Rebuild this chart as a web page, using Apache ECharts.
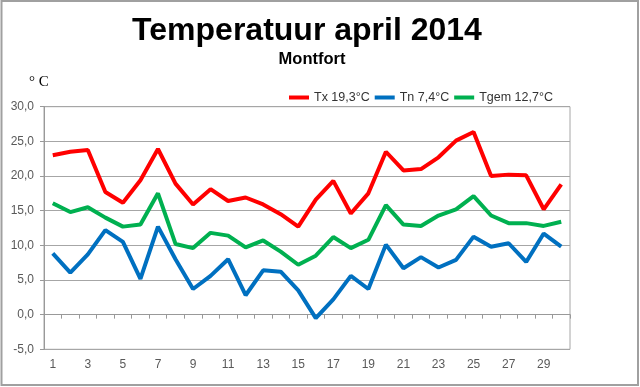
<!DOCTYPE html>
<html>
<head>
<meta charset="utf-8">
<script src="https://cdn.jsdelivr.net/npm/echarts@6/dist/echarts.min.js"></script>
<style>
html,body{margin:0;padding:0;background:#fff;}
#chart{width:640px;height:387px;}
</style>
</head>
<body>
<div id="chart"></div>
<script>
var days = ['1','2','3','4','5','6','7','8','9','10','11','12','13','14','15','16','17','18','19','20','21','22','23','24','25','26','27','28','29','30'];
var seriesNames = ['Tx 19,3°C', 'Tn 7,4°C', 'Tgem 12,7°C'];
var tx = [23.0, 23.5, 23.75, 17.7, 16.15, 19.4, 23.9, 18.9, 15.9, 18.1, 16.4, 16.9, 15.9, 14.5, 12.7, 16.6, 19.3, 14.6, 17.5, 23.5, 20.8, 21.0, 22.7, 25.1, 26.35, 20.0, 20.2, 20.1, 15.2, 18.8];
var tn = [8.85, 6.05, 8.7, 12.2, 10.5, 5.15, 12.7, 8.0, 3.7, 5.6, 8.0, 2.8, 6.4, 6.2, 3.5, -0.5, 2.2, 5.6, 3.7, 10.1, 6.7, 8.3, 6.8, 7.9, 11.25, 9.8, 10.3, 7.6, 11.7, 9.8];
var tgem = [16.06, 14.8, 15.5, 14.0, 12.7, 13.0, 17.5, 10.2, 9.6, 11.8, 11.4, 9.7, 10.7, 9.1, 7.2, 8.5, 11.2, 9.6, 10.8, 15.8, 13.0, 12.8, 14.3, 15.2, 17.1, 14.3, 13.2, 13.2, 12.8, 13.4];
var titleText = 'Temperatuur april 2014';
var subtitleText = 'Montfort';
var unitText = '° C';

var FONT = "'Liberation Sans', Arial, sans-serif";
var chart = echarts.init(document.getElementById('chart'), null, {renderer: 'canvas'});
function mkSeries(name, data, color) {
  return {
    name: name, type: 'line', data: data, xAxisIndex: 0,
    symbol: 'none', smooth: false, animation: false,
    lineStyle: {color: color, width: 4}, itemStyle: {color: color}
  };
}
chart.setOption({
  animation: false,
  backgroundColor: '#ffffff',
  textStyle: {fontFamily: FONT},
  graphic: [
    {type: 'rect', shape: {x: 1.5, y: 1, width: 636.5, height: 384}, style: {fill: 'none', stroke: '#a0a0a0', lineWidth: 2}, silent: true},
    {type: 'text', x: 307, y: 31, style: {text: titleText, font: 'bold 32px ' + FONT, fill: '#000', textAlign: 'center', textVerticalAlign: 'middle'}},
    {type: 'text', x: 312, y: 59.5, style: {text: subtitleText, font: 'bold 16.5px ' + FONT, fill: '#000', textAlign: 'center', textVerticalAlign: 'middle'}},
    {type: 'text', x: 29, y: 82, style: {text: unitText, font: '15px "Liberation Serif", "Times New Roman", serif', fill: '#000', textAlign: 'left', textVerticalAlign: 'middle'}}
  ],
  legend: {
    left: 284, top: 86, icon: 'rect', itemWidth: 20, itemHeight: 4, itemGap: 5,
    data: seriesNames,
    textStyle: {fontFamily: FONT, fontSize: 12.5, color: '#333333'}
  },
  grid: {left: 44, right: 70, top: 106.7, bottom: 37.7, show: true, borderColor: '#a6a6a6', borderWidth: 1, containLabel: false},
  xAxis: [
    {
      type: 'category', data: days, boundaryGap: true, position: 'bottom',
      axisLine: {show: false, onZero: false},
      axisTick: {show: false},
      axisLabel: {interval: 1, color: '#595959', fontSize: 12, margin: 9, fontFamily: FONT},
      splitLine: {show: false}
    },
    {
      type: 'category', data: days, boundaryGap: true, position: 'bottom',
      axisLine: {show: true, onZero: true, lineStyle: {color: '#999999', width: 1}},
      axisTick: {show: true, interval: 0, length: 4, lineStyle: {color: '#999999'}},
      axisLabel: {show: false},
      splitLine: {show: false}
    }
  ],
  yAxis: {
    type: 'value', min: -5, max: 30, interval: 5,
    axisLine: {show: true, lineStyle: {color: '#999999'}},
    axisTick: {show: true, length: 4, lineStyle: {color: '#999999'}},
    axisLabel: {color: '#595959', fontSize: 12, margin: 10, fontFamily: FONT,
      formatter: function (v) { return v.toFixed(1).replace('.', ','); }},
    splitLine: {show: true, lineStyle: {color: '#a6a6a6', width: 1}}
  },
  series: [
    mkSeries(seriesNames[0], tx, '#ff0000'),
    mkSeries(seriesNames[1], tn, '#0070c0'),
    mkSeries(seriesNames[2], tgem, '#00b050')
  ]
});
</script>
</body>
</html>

☆ ☆ ☆ ☆ ☆ ☆ ☆

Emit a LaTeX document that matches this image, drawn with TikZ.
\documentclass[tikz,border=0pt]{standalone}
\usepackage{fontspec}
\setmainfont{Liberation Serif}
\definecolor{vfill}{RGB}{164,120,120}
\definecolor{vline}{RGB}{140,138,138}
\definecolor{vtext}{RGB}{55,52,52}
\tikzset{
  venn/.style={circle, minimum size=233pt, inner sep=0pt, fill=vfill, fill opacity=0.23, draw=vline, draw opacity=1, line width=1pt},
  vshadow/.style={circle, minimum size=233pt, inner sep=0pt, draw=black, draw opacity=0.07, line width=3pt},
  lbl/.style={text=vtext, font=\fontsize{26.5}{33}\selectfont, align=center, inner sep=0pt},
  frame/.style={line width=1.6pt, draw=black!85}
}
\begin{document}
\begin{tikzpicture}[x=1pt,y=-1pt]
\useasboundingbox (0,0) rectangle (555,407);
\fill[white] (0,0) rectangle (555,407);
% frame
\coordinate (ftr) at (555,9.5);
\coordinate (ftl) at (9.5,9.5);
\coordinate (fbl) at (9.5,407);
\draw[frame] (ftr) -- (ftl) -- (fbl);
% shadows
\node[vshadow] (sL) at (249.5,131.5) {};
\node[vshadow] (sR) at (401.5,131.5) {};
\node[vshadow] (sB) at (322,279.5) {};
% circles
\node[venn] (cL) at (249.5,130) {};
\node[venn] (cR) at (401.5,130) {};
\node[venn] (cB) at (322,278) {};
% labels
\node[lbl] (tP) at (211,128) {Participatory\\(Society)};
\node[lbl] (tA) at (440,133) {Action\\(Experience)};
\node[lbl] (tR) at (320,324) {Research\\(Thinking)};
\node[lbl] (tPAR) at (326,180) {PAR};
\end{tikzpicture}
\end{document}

☆ ☆ ☆ ☆ ☆ ☆ ☆

Give the count of lines in the listing that hold the word "this", with no other text.

2